7. By an additional amendment to his previously amended motion for new trial protestant sought the grant of a new trial on the ground of newly-discovered evidence. The newly-discovered evidence purportedly is a field notebook containing compass bearings and distances of lands belonging to Annie Wood and used by R. G. Sutton, surveyor, in drawing "that certain plat which was offered in evidence by the protestant and which was rejected by the court upon objection." The newly-discovered evidence is also described in the amended ground as being concerned with boundaries of land belonging to Annie Wood, one of which is "the same land line which is the subject of this investigation."
On the basis of the clear wording of the ground itself, it appears that the notebook was inadmissible in evidence. The ground affirmatively states that the newly-discovered evidence consists of notes in a notebook used in drawing a plat which, on being offered in evidence by the protestant, was rejected by the court on objection.

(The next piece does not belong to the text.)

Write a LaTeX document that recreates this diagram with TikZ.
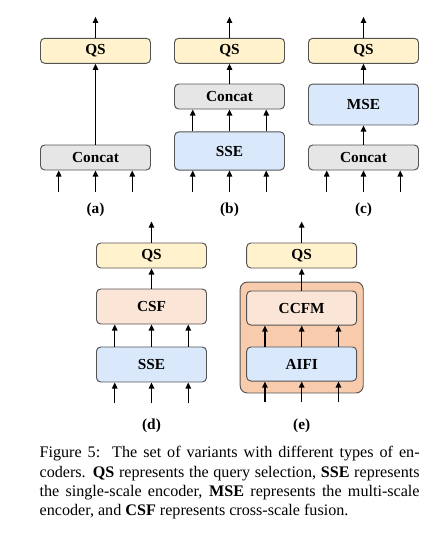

The rejected plat is not identified, nor does the ground assert that the court erred in refusing to allow the plat in evidence. Hence, the presumption must be that it was properly disallowed. In this status it must be held that the newly-discovered data or "notes" used in drawing the plat would have been no less objectionable than the finished plat which ensued from them. Further, it is obvious that any evidentiary value of the notes in the notebook was merely cumulative to the rejected plat.
Inadmissible newly-discovered evidence does not authorize the grant of a new trial nor does newly-discovered evidence which is merely cumulative. Leverett v. Cook, 68 Ga. 838 (2); Perry v. State, 102 Ga. 365, 368 (1) ( 30 S.E. 903).
8. The evidence authorized the verdict.
Although the record includes evidence of fences which have been placed along the line contended by the protestant to be correct at various times, the existence, extent and period of duration of these fences were sharply disputed in the evidence. The jury was not bound by any one version of this conflicting testimony.
The admission by the one processioner who testified at the trial that the processioners had found no marks on the ground and had followed deed descriptions does not undermine the validity of the processioners' return, for at no point in the record does it appear that natural landmarks, old stakes, or marked trees were ignored.
Viewing the evidence as a whole, the jury could reasonably conclude that the processioners used the natural landmarks they found, the double white oak tree and the branch which are undisputed markers, and that, in the absence of higher evidence on the uncleared earth, had resorted to the courses and distances described verbatim in the five deeds in applicant's chain of title, beginning with that from protestant's own grandfather. In the absence of higher evidence the processioners were clearly entitled to resort to these courses and distances under Code § 85-1601.
Judgment affirmed. Jordan and Eberhardt, JJ., concur.
ON MOTION FOR REHEARING.
Counsel for the plaintiff in error protest that they received no notice that their case had been placed on the calendar of this court for oral argument.
Having failed to comply with Rule 8 of this court, see 100 Ga. App. 866, counsel have no valid ground for complaint.
Motion for rehearing denied. Bell, P. J., Jordan and Eberhardt, JJ., concur.